Characteristic function of the normal distribution
A simple change of variables allows you to compute $\mathbb{E}[e^{tX}]$ for real $t$ and standard normal $X$, $$ \begin{align} \mathbb{E}[e^{tX}]&=\frac{1}{\sqrt{2\pi}}\int_{-\infty}^\infty e^{-\frac12x^2}e^{tx}\,dx\\ &= \frac{e^{\frac12t^2}}{\sqrt{2\pi}}\int_{-\infty}^\infty e^{-\frac12(x-t)^2}\,dx\\ &=\frac{e^{\frac12t^2}}{\sqrt{2\pi}}\int_{-\infty}^\infty e^{-\frac12y^2}\,dy\\ &=e^{\frac12t^2}. \end{align} $$ Here, the substitution $y=x-t$ has been used. In fact, this identity holds for all complex $t$ as well by analytic continuation. The right hand side, $e^{\frac12t^2}$ is clearly analytic. The left hand side is analytic, as it has the derivative $\mathbb{E}[Xe^{tX}]$. The fact that you can commute differentiation and expectation follows from the dominated convergence theorem. Two analytic functions which agree on the real line must agree everywhere (by analytic continuation). So the identity holds for all complex $t$, and replacing $t$ by $it$ gives the expression you ask for.
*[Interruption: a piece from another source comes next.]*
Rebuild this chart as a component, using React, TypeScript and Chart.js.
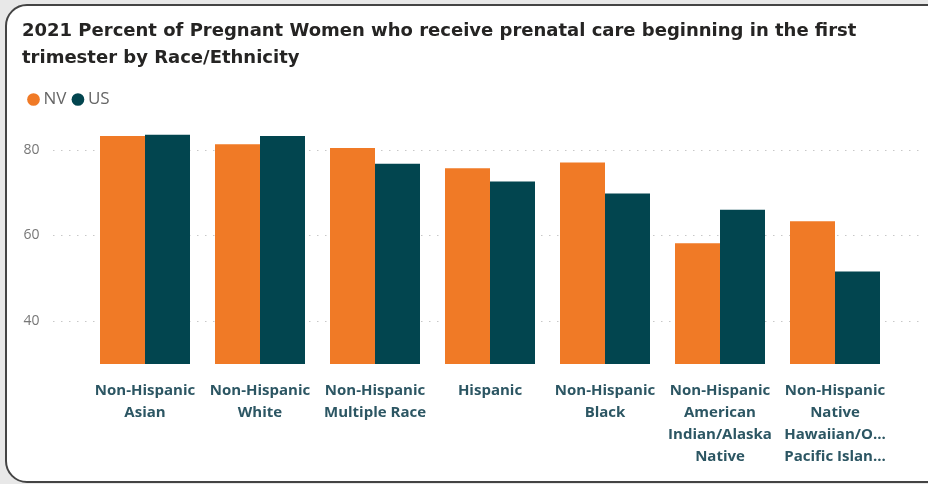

In Fristedt and Gray's A Modern Approach to Probability, the authors sketch a proof. Use integration by parts and dominated convergence to show that $\beta(t)=\int f(x) e^{itx} dx$ satisfies the differential equation $\beta^\prime(t)=-t \beta(t)$ with $\beta(0)=1$. You have to justify manipulating integrals of $\mathbb{C}$-valued functions.